You Can't Murder Murder

Yesterday I posted a quote from Dr. King on love and justice. I put that up first thing in the morning, having looked it up for the local Network of Spiritual Progressives group that met the evening before.
The mass shootings at Virginia Tech had not taken place when I posted the quote. In light of that eruption of violence, the broader context of King's Where Do We Go from Here? is crucial. In that speech, King said:
I'm concerned about a better world. I'm concerned about justice; I'm concerned about brotherhood; I'm concerned about truth. And when one is concerned about that, he can never advocate violence. For through violence you may murder a murderer, but you can't murder murder. Through violence you may murder a liar, but you can't establish truth. Through violence you may murder a hater, but you can't murder hate through violence.
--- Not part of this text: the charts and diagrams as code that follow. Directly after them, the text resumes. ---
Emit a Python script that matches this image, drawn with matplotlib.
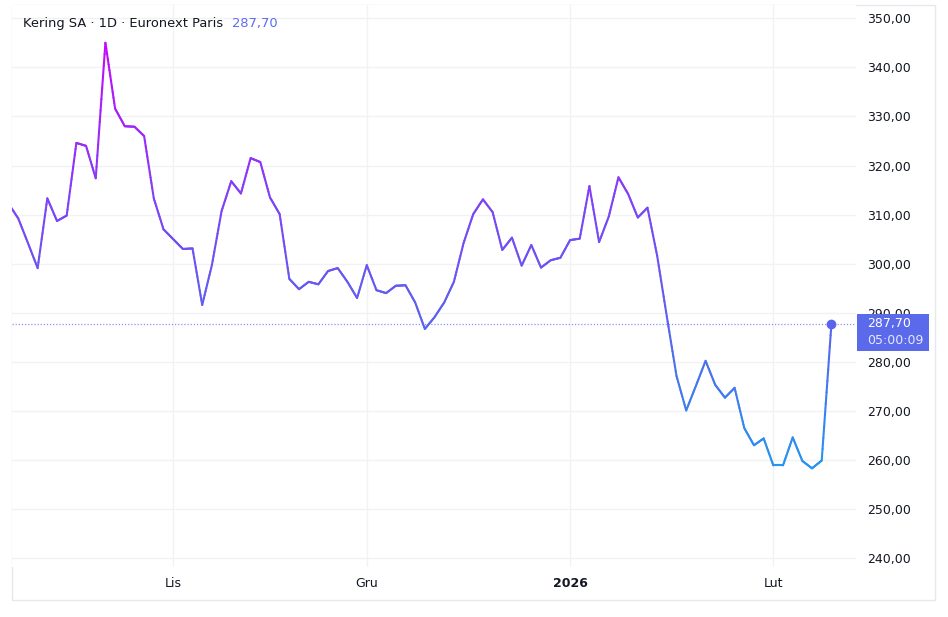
import numpy as np
import matplotlib
matplotlib.use("Agg")
import matplotlib.pyplot as plt
from matplotlib.collections import LineCollection
from matplotlib.colors import LinearSegmentedColormap, Normalize
from matplotlib.patches import Rectangle
from matplotlib.ticker import FuncFormatter

# Kering SA, daily close on Euronext Paris (first session is cut by the left edge)
close = [312.2, 309.2, 304.2, 299.1, 313.3, 308.7, 309.8, 324.6, 324.0, 317.4,
         345.0, 331.6, 328.0, 327.9, 326.0, 313.3, 307.0, 305.0, 303.0, 303.1,
         291.6, 299.7, 310.7, 316.8, 314.3, 321.5, 320.7, 313.5, 310.1, 296.9,
         294.8, 296.3, 295.8, 298.5, 299.1, 296.3, 293.0, 299.7, 294.6, 294.0,
         295.5, 295.6, 292.1, 286.7, 289.1, 292.1, 296.3, 304.2, 310.1, 313.1,
         310.5, 302.8, 305.3, 299.6, 303.8, 299.2, 300.7, 301.2, 304.8, 305.1,
         315.8, 304.4, 309.6, 317.6, 314.2, 309.4, 311.4, 301.6, 289.2, 277.1,
         270.1, 275.1, 280.2, 275.3, 272.7, 274.7, 266.5, 263.0, 264.4, 258.9,
         258.9, 264.6, 259.8, 258.3, 259.9, 287.7]

# first session of each month (index into close)
month_pos = [17, 37, 58, 79]
month_labels = ["Lis", "Gru", "2026", "Lut"]
price_ticks = [240, 250, 260, 270, 280, 290, 300, 310, 320, 330, 340, 350]

last_price = "287,70"
countdown = "05:00:09"

W, H = 948, 617
fig = plt.figure(figsize=(W / 100, H / 100), dpi=100)
fig.patch.set_facecolor("white")

# plot pane in pixel coords: x 12..856, y 5..567
ax = fig.add_axes([12 / W, 1 - 567 / H, (856 - 12) / W, (567 - 5) / H])
ax.set_facecolor("white")
for s in ax.spines.values():
    s.set_visible(False)

x = np.arange(len(close))
y = np.array(close)

# value based gradient, sub-divide segments so the colour changes smoothly
cmap = LinearSegmentedColormap.from_list(
    "kering", [(0.0, "#1E9BF0"), (0.35, "#5A63EE"), (0.6, "#7B46F5"), (1.0, "#CC00FF")])
norm = Normalize(255, 348)
segs, vals = [], []
n_sub = 12
for i in range(len(x) - 1):
    t = np.linspace(0, 1, n_sub + 1)
    xs = x[i] + (x[i + 1] - x[i]) * t
    ys = y[i] + (y[i + 1] - y[i]) * t
    for k in range(n_sub):
        segs.append([(xs[k], ys[k]), (xs[k + 1], ys[k + 1])])
        vals.append((ys[k] + ys[k + 1]) / 2)
lc = LineCollection(segs, cmap=cmap, norm=norm, linewidths=1.5,
                    capstyle="round", joinstyle="round", zorder=3)
lc.set_array(np.array(vals))
ax.add_collection(lc)

# last price marker and dotted price line
ax.axhline(y[-1], color="#8C93F2", lw=0.9, linestyle=(0, (1, 1.5)), zorder=2)
ax.plot([x[-1]], [y[-1]], "o", color="#5A63EE", markersize=6, zorder=4)

ax.set_xlim(0.35, 87.54)
ax.set_ylim(238.2, 352.7)

ax.set_xticks(month_pos)
ax.set_xticklabels(month_labels)
ax.get_xticklabels()[2].set_fontweight("bold")
ax.set_yticks(price_ticks)
ax.yaxis.tick_right()
ax.yaxis.set_major_formatter(FuncFormatter(lambda v, p: f"{v:.2f}".replace(".", ",")))
ax.tick_params(axis="y", length=0, pad=8, labelsize=9, labelcolor="#131722")
ax.tick_params(axis="x", length=0, pad=7, labelsize=9, labelcolor="#131722")
ax.grid(color="#F2F2F5", linewidth=1, zorder=0)

# outer frame
fig.add_artist(Rectangle((12 / W, 1 - 600 / H), (935 - 12) / W, (600 - 5) / H,
                         transform=fig.transFigure, fill=False,
                         edgecolor="#E6E8EE", lw=1, zorder=0))

# price label on the axis
fig.add_artist(Rectangle((857 / W, 1 - 351 / H), (929 - 857) / W, (351 - 314) / H,
                         transform=fig.transFigure, facecolor="#5B6AEB",
                         edgecolor="none", zorder=5))
fig.text(867 / W, 1 - 323 / H, last_price, color="white", fontsize=9,
         va="center", ha="left", zorder=6)
fig.text(867 / W, 1 - 340 / H, countdown, color="white", alpha=0.85, fontsize=9,
         va="center", ha="left", zorder=6)

# title
fig.text(23 / W, 1 - 24 / H, "Kering SA · 1D · Euronext Paris", color="#131722",
         fontsize=9.4, va="center", ha="left")
fig.text(232 / W, 1 - 24 / H, last_price, color="#5B6CF0",
         fontsize=9.4, va="center", ha="left")

fig.savefig("out.png", dpi=100)
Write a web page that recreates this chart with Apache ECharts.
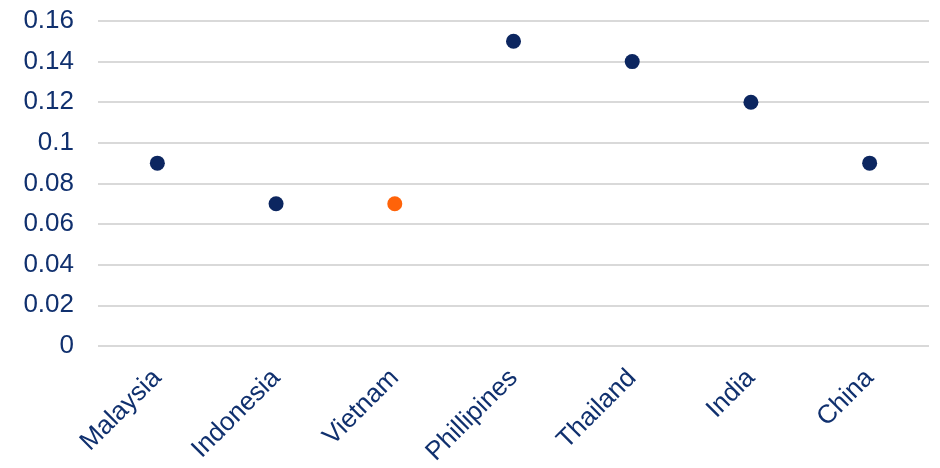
<!DOCTYPE html>
<html>
<head>
<meta charset="utf-8">
<script src="https://cdn.jsdelivr.net/npm/echarts@6/dist/echarts.min.js"></script>
<style>
  html, body { margin: 0; padding: 0; background: #ffffff; }
  #chart { width: 940px; height: 468px; }
</style>
</head>
<body>
<div id="chart"></div>
<script>
// Countries along the x axis and their values
const countries = ['Malaysia', 'Indonesia', 'Vietnam', 'Phillipines', 'Thailand', 'India', 'China'];
const values = [0.09, 0.07, 0.07, 0.15, 0.14, 0.12, 0.09];
const highlighted = 'Vietnam';

const navy = '#0c2660';
const orange = '#ff6309';
const textColor = '#10306e';

const points = countries.map((c, i) => ({
  value: values[i],
  itemStyle: { color: c === highlighted ? orange : navy, opacity: 1 }
}));

const chart = echarts.init(document.getElementById('chart'), null, { renderer: 'canvas' });
chart.setOption({
  animation: false,
  grid: { left: 98, right: 11, top: 21, bottom: 120, containLabel: false },
  xAxis: {
    type: 'category',
    data: countries,
    axisLine: { show: false },
    axisTick: { show: false },
    axisLabel: {
      rotate: 45,
      margin: 28,
      interval: 0,
      color: textColor,
      fontSize: 26,
      fontFamily: 'Liberation Sans, Arial, sans-serif'
    }
  },
  yAxis: {
    type: 'value',
    min: 0,
    max: 0.16,
    interval: 0.02,
    axisLine: { show: false },
    axisTick: { show: false },
    axisLabel: {
      margin: 24,
      color: textColor,
      fontSize: 26,
      fontFamily: 'Liberation Sans, Arial, sans-serif',
      formatter: v => String(parseFloat(v.toFixed(2)))
    },
    splitLine: { lineStyle: { color: '#d9d9d9', width: 2 } }
  },
  series: [{
    type: 'scatter',
    data: points,
    symbol: 'circle',
    symbolSize: 15,
    itemStyle: { opacity: 1 }
  }]
});
</script>
</body>
</html>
Darkness cannot put out darkness; only light can do that.
The broader context of violence in the age of terror will not be transformed unless and until we take these words to heart.
And we will not open our hearts to these words until we open our minds to the reality of violence in our midst -- the culture of violence, to the myth of redemptive violence, to the icons of violence everywhere in our popular culture, to the violence of American foreign policy, to the money spent and made on weapons both large and small at every level of the culture.
John Nichols posted some compelling words today, with an invitation to watch Bowling for Columbine. If you haven't seen it, it's worth the time -- especially just now. (By the way, anyone locally interested in seeing it, let me know. We own a copy.)